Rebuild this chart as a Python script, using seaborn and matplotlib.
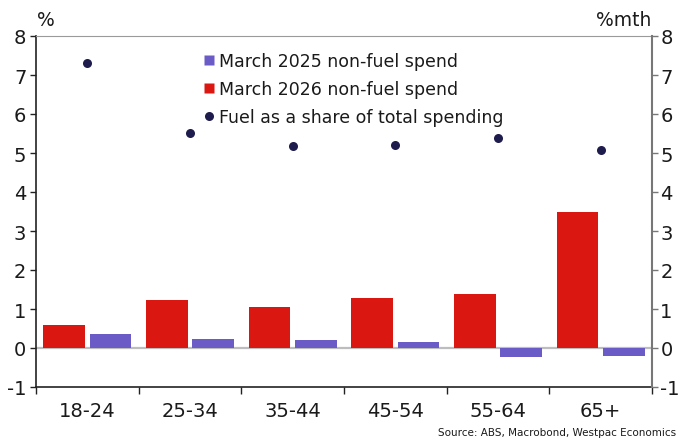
import matplotlib
matplotlib.use("Agg")
import matplotlib.pyplot as plt
from matplotlib.lines import Line2D
import seaborn as sns
import pandas as pd
import numpy as np

# Age groups and series values
age_groups = ["18-24", "25-34", "35-44", "45-54", "55-64", "65+"]
spend_2025 = [0.35, 0.23, 0.20, 0.16, -0.23, -0.21]
spend_2026 = [0.58, 1.23, 1.04, 1.29, 1.39, 3.49]
fuel_share = [7.31, 5.51, 5.19, 5.21, 5.38, 5.08]

label_2025 = "March 2025 non-fuel spend"
label_2026 = "March 2026 non-fuel spend"
label_fuel = "Fuel as a share of total spending"

y_ticks = list(range(-1, 9))

RED = "#DA1710"
PURPLE = "#6A5BC6"
NAVY = "#1E1B4D"

sns.set_theme(style="white")
plt.rcParams["font.family"] = ["DejaVu Sans"]

bars = pd.DataFrame({
    "age": age_groups * 2,
    "value": spend_2026 + spend_2025,
    "series": [label_2026] * len(age_groups) + [label_2025] * len(age_groups),
})

fig = plt.figure(figsize=(6.81, 4.39), dpi=100)
ax = fig.add_axes([36 / 681, 1 - 388 / 439, (652 - 36) / 681, (388 - 37) / 439])

ax.axhline(0, color="#bdbdbd", lw=1.6, zorder=0)

sns.barplot(data=bars, x="age", y="value", hue="series",
            hue_order=[label_2026, label_2025], order=age_groups,
            palette=[RED, PURPLE], saturation=1, width=0.9, gap=0.1,
            linewidth=0, ax=ax, legend=False, zorder=2)

sns.stripplot(x=age_groups, y=fuel_share, order=age_groups, jitter=False,
              color=NAVY, size=6.5, ax=ax, zorder=3)

ax.set_xlim(-0.5, len(age_groups) - 0.5)
ax.set_ylim(-1, 8)
ax.set_xlabel("")
ax.set_ylabel("")

# Category labels centred, tick marks on the category boundaries
ax.set_xticks(np.arange(-0.5, len(age_groups), 1.0))
ax.set_xticklabels([])
ax.set_xticks(np.arange(len(age_groups)), minor=True)
ax.set_xticklabels(age_groups, minor=True)
ax.tick_params(axis="x", which="major", direction="out", length=5, width=1,
               color="#222222", bottom=True)
ax.tick_params(axis="x", which="minor", length=0, pad=10, labelsize=14,
               labelcolor="#1a1a1a")

ax.set_yticks(y_ticks)
ax.set_yticklabels([str(t) for t in y_ticks])
ax.tick_params(axis="y", direction="out", length=4, width=1, color="#222222",
               left=True, labelsize=14, labelcolor="#1a1a1a", pad=3)

for side in ["left", "bottom"]:
    ax.spines[side].set_color("#222222")
    ax.spines[side].set_linewidth(1.2)
ax.spines["top"].set_color("#9a9a9a")
ax.spines["top"].set_linewidth(0.8)
ax.spines["right"].set_visible(False)

ax2 = ax.twinx()
ax2.set_ylim(-1, 8)
ax2.set_yticks(y_ticks)
ax2.set_yticklabels([str(t) for t in y_ticks])
ax2.tick_params(axis="y", direction="out", length=4, width=1, color="#777777",
                right=True, labelsize=14, labelcolor="#1a1a1a", pad=2)
for side in ["left", "top", "bottom"]:
    ax2.spines[side].set_visible(False)
ax2.spines["right"].set_color("#777777")
ax2.spines["right"].set_linewidth(1.5)

handles = [
    Line2D([0], [0], marker="s", color="none", markerfacecolor=PURPLE,
           markeredgecolor="none", markersize=6.5, label=label_2025),
    Line2D([0], [0], marker="s", color="none", markerfacecolor=RED,
           markeredgecolor="none", markersize=6.5, label=label_2026),
    Line2D([0], [0], marker="o", color="none", markerfacecolor=NAVY,
           markeredgecolor="none", markersize=6.5, label=label_fuel),
]
ax.legend(handles=handles, loc="upper left", bbox_to_anchor=(0.252, 0.99),
          frameon=False, fontsize=12.5, handlelength=0.6, handletextpad=0.3,
          labelspacing=0.6, borderaxespad=0.3, labelcolor="#1a1a1a")

fig.text(37 / 681, 1 - 20 / 439, "%", fontsize=13.5, color="#1a1a1a",
         ha="left", va="center")
fig.text(651 / 681, 1 - 20 / 439, "%mth", fontsize=13.5, color="#1a1a1a",
         ha="right", va="center")
fig.text(676 / 681, 1 - 433 / 439, "Source: ABS, Macrobond, Westpac Economics",
         fontsize=7.5, color="#1a1a1a", ha="right", va="center")

fig.savefig("out.png", dpi=100)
·····
## WHAT YOU NEED TO DO
Restate the material word for word from its first line through the line containing "import numpy as np", both included; the pictures do not belong in it.

## EXERCISE RESPONSE
Rebuild this chart as a Python script, using seaborn and matplotlib.
import matplotlib
matplotlib.use("Agg")
import matplotlib.pyplot as plt
from matplotlib.lines import Line2D
import seaborn as sns
import pandas as pd
import numpy as np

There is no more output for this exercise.